221 F. 430 | E.D. Pa. | 1915
The ground of objection to the interrogatories, that the defendant is not required to answer, for the reason that oath to the answer has been waived by the bill, has been decided contrary to the defendant’s contentions in the case of Luten v. Camp et al., 221 Fed. 424, in which an opinion has been filed this day.
Referring to the specific objections to the interrogatories, the question is whether they seek discovery of facts and documents material to the support of the cause, or whether, on the contrary, they seek discovery concerning mere evidence of facts tending to prove the nature of the case, or tending to prove the facts upon which it is based. The bill charges infringement of patents owned by the defendant as assignee of Arthur G. McKee. The infringement is alleged to consist in the erection of the defendant’s No. 2 blast furnace in accordance with drawings furnished by McKee for the building of its No. 1 blast furnace, and embodying the inventions and improvements of the plaintiff’s letters patent, without right, license, or authority, and without the payment of any royalty. It is alleged in the bill that the defendant built its No. 1 furnace under a license from Arthur G. McKee, and that as a part of the license arrangement McKee furnished the defendant with certain drawings for the construction of this furnace, embodying inventions covered by the letters patent; that as to No. 2 furnace the defendant applied to McKee for a license, and the license was tendered by McKee, but the defendant declined to accept it.
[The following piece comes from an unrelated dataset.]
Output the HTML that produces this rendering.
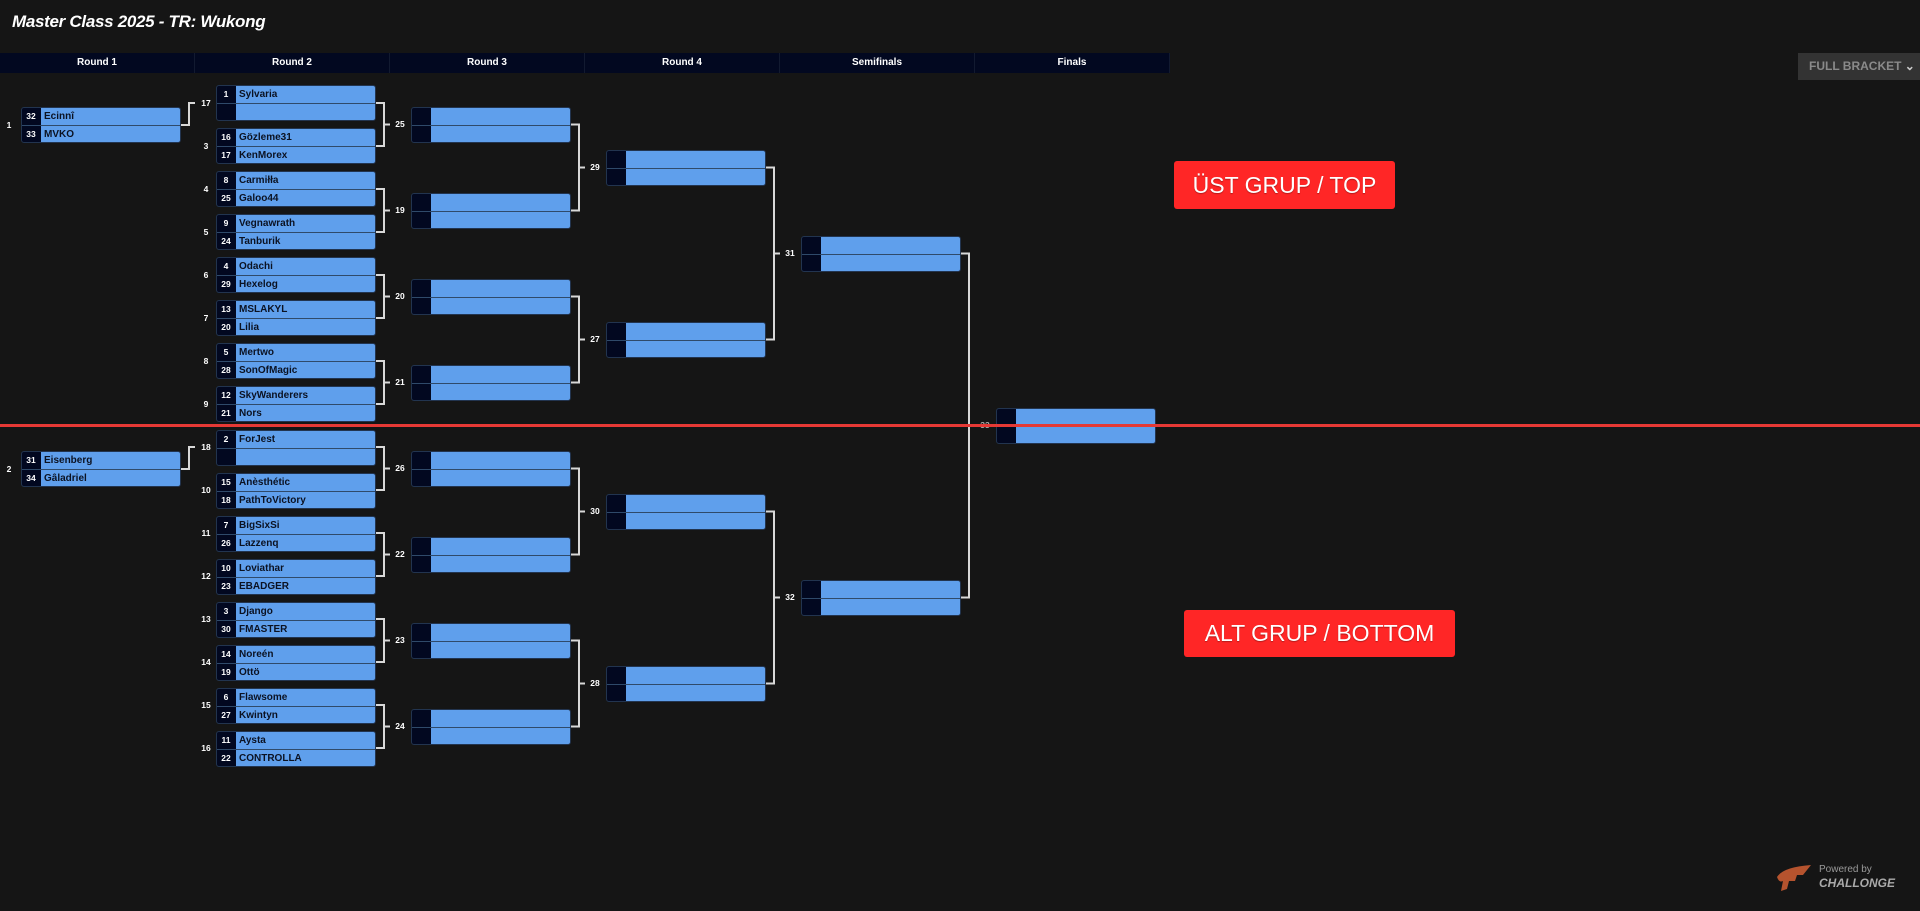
<!DOCTYPE html>
<html><head><meta charset="utf-8"><style>
*{margin:0;padding:0;box-sizing:border-box}
body{width:1920px;height:911px;background:#151515;position:relative;overflow:hidden;font-family:"Liberation Sans",sans-serif}
.t{position:absolute;left:12px;top:12px;color:#fff;font-weight:bold;font-style:italic;font-size:17px;letter-spacing:-0.3px}
.hd{position:absolute;left:0;top:53px;width:1170px;height:20px;background:#020820;display:flex}
.hd div{width:195px;border-right:1px solid #121a30;color:#fff;font-weight:bold;font-size:10px;text-align:center;line-height:20px}
.m{position:absolute;width:160px;height:36px;border:1px solid #22344f;border-radius:3px;background:linear-gradient(to right,#020820 19px,#5f9fec 19px);overflow:hidden}
.m::after{content:"";position:absolute;left:0;right:0;top:17px;height:1px;background:#2f4a6a}
.r{height:17px;line-height:17px;display:flex;margin-bottom:1px}
.r b{width:18px;text-align:center;color:#fff;font-size:8.5px;font-weight:bold}
.r span{padding-left:4px;color:#0b1222;font-size:10px;font-weight:bold}
.n{position:absolute;width:18px;text-align:center;color:#fff;font-size:8.5px;font-weight:bold;line-height:12px}
.red{position:absolute;left:0;top:424px;width:1920px;height:3px;background:#e53935;z-index:5}
.lab{position:absolute;background:#ff2626;color:#fff;font-size:23px;border-radius:3px;text-align:center;text-shadow:0 1px 1px rgba(0,0,0,.3)}
.btn{position:absolute;left:1798px;top:53px;width:122px;height:27px;background:#333;color:#8a8a8a;font-weight:bold;font-size:12px;line-height:27px;padding-left:11px}
</style></head><body>
<div class="t">Master Class 2025 - TR: Wukong</div>
<div class="hd"><div>Round 1</div><div>Round 2</div><div>Round 3</div><div>Round 4</div><div>Semifinals</div><div>Finals</div></div>
<div class="btn">FULL BRACKET <span style="color:#ccc">&#8964;</span></div>

<svg style="position:absolute;left:0;top:0" width="1920" height="911" fill="none" stroke="#d8d8d8" stroke-width="2">
<path d="M181 125H189V103H195M181 469H189V447H195"/>
<path d="M376 103H384V146H376M384 124.5H390M376 189H384V232H376M384 210.5H390M376 275H384V318H376M384 296.5H390M376 361H384V404H376M384 382.5H390M376 447H384V490H376M384 468.5H390M376 533H384V576H376M384 554.5H390M376 619H384V662H376M384 640.5H390M376 705H384V748H376M384 726.5H390"/>
<path d="M571 124.5H579V210.5H571M579 167.5H585M571 296.5H579V382.5H571M579 339.5H585M571 468.5H579V554.5H571M579 511.5H585M571 640.5H579V726.5H571M579 683.5H585"/>
<path d="M766 167.5H774V339.5H766M774 253.5H780M766 511.5H774V683.5H766M774 597.5H780"/>
<path d="M961 253.5H969V597.5H961M969 425.5H975"/>
</svg>

<!-- Round 1 -->
<div class="n" style="left:0;top:119px">1</div>
<div class="m" style="left:21px;top:107px"><div class="r"><b>32</b><span>Ecinnî</span></div><div class="r"><b>33</b><span>MVKO</span></div></div>
<div class="n" style="left:0;top:463px">2</div>
<div class="m" style="left:21px;top:451px"><div class="r"><b>31</b><span>Eisenberg</span></div><div class="r"><b>34</b><span>Gâladriel</span></div></div>

<!-- Round 2 -->
<div class="n" style="left:197px;top:97px">17</div>
<div class="m" style="left:216px;top:85px"><div class="r"><b>1</b><span>Sylvaria</span></div><div class="r"><b></b><span></span></div></div>
<div class="n" style="left:197px;top:140px">3</div>
<div class="m" style="left:216px;top:128px"><div class="r"><b>16</b><span>Gözleme31</span></div><div class="r"><b>17</b><span>KenMorex</span></div></div>
<div class="n" style="left:197px;top:183px">4</div>
<div class="m" style="left:216px;top:171px"><div class="r"><b>8</b><span>Carmiłła</span></div><div class="r"><b>25</b><span>Galoo44</span></div></div>
<div class="n" style="left:197px;top:226px">5</div>
<div class="m" style="left:216px;top:214px"><div class="r"><b>9</b><span>Vegnawrath</span></div><div class="r"><b>24</b><span>Tanburik</span></div></div>
<div class="n" style="left:197px;top:269px">6</div>
<div class="m" style="left:216px;top:257px"><div class="r"><b>4</b><span>Odachi</span></div><div class="r"><b>29</b><span>Hexelog</span></div></div>
<div class="n" style="left:197px;top:312px">7</div>
<div class="m" style="left:216px;top:300px"><div class="r"><b>13</b><span>MSLAKYL</span></div><div class="r"><b>20</b><span>Lilia</span></div></div>
<div class="n" style="left:197px;top:355px">8</div>
<div class="m" style="left:216px;top:343px"><div class="r"><b>5</b><span>Mertwo</span></div><div class="r"><b>28</b><span>SonOfMagic</span></div></div>
<div class="n" style="left:197px;top:398px">9</div>
<div class="m" style="left:216px;top:386px"><div class="r"><b>12</b><span>SkyWanderers</span></div><div class="r"><b>21</b><span>Nors</span></div></div>
<div class="n" style="left:197px;top:441px">18</div>
<div class="m" style="left:216px;top:430px"><div class="r"><b>2</b><span>ForJest</span></div><div class="r"><b></b><span></span></div></div>
<div class="n" style="left:197px;top:484px">10</div>
<div class="m" style="left:216px;top:473px"><div class="r"><b>15</b><span>Anèsthétic</span></div><div class="r"><b>18</b><span>PathToVictory</span></div></div>
<div class="n" style="left:197px;top:527px">11</div>
<div class="m" style="left:216px;top:516px"><div class="r"><b>7</b><span>BigSixSi</span></div><div class="r"><b>26</b><span>Lazzenq</span></div></div>
<div class="n" style="left:197px;top:570px">12</div>
<div class="m" style="left:216px;top:559px"><div class="r"><b>10</b><span>Loviathar</span></div><div class="r"><b>23</b><span>EBADGER</span></div></div>
<div class="n" style="left:197px;top:613px">13</div>
<div class="m" style="left:216px;top:602px"><div class="r"><b>3</b><span>Django</span></div><div class="r"><b>30</b><span>FMASTER</span></div></div>
<div class="n" style="left:197px;top:656px">14</div>
<div class="m" style="left:216px;top:645px"><div class="r"><b>14</b><span>Noreén</span></div><div class="r"><b>19</b><span>Ottö</span></div></div>
<div class="n" style="left:197px;top:699px">15</div>
<div class="m" style="left:216px;top:688px"><div class="r"><b>6</b><span>Flawsome</span></div><div class="r"><b>27</b><span>Kwintyn</span></div></div>
<div class="n" style="left:197px;top:742px">16</div>
<div class="m" style="left:216px;top:731px"><div class="r"><b>11</b><span>Aysta</span></div><div class="r"><b>22</b><span>CONTROLLA</span></div></div>

<!-- Round 3 -->
<div class="n" style="left:391px;top:118px">25</div><div class="m" style="left:411px;top:107px"><div class="r"><b></b></div><div class="r"><b></b></div></div>
<div class="n" style="left:391px;top:204px">19</div><div class="m" style="left:411px;top:193px"><div class="r"><b></b></div><div class="r"><b></b></div></div>
<div class="n" style="left:391px;top:290px">20</div><div class="m" style="left:411px;top:279px"><div class="r"><b></b></div><div class="r"><b></b></div></div>
<div class="n" style="left:391px;top:376px">21</div><div class="m" style="left:411px;top:365px"><div class="r"><b></b></div><div class="r"><b></b></div></div>
<div class="n" style="left:391px;top:462px">26</div><div class="m" style="left:411px;top:451px"><div class="r"><b></b></div><div class="r"><b></b></div></div>
<div class="n" style="left:391px;top:548px">22</div><div class="m" style="left:411px;top:537px"><div class="r"><b></b></div><div class="r"><b></b></div></div>
<div class="n" style="left:391px;top:634px">23</div><div class="m" style="left:411px;top:623px"><div class="r"><b></b></div><div class="r"><b></b></div></div>
<div class="n" style="left:391px;top:720px">24</div><div class="m" style="left:411px;top:709px"><div class="r"><b></b></div><div class="r"><b></b></div></div>

<!-- Round 4 -->
<div class="n" style="left:586px;top:161px">29</div><div class="m" style="left:606px;top:150px"><div class="r"><b></b></div><div class="r"><b></b></div></div>
<div class="n" style="left:586px;top:333px">27</div><div class="m" style="left:606px;top:322px"><div class="r"><b></b></div><div class="r"><b></b></div></div>
<div class="n" style="left:586px;top:505px">30</div><div class="m" style="left:606px;top:494px"><div class="r"><b></b></div><div class="r"><b></b></div></div>
<div class="n" style="left:586px;top:677px">28</div><div class="m" style="left:606px;top:666px"><div class="r"><b></b></div><div class="r"><b></b></div></div>

<!-- Semis -->
<div class="n" style="left:781px;top:247px">31</div><div class="m" style="left:801px;top:236px"><div class="r"><b></b></div><div class="r"><b></b></div></div>
<div class="n" style="left:781px;top:591px">32</div><div class="m" style="left:801px;top:580px"><div class="r"><b></b></div><div class="r"><b></b></div></div>

<!-- Final -->
<div class="n" style="left:976px;top:419px;color:#aaa">33</div><div class="m" style="left:996px;top:408px"><div class="r"><b></b></div><div class="r"><b></b></div></div>

<div class="red"></div>
<div class="lab" style="left:1174px;top:161px;width:221px;height:48px;line-height:48px">ÜST GRUP / TOP</div>
<div class="lab" style="left:1184px;top:610px;width:271px;height:47px;line-height:47px">ALT GRUP / BOTTOM</div>

<svg style="position:absolute;left:1773px;top:863px" width="40" height="30"><path d="M4 14 Q10 4 38 2 L30 12 L24 12 L22 18 L16 18 L14 26 L8 28 L10 18 Q6 20 4 14Z" fill="#b5532e"/></svg>
<div style="position:absolute;left:1819px;top:864px;color:#999;font-size:10px">Powered by</div>
<div style="position:absolute;left:1819px;top:876px;color:#aaa;font-size:12px;font-weight:bold;font-style:italic">CHALLONGE</div>
</body></html>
The answer admits a license from McKee to use in defendant’s No. 1 furnace the inventions contained in certain letters patent alleged to have been granted to McKee, and that it accepted that license and is still using it; that the defendant constructed its No. 2 furnace in accordance with drawings furnished by McKee for the building of No. 1 furnace. The answer sets up that the drawings for No. 1 furnace were defective, and defendant was put to the expense of correcting the errors and imperfections in the drawing's and blueprints. It claims a set-off for the expense thereof. The answer admits that the defendant applied to McKee for a license to build No. 2 furnace, but denies that it refused to accept the license or to pay a royalty to McKee, and denies that it is using the patented invention in defiance of the rights of McKee or the plaintiff. It admits that it has not paid a license fee for the use of the patent and distributor on No. 2 furnace, and answers that it is ready to pay for the license after deducting the cost of correcting the drawings and blueprints.
The objection to the sixth interrogatory is sustained. Objections to interrogatories 1, 2, 3, 4, and 5 are overruled.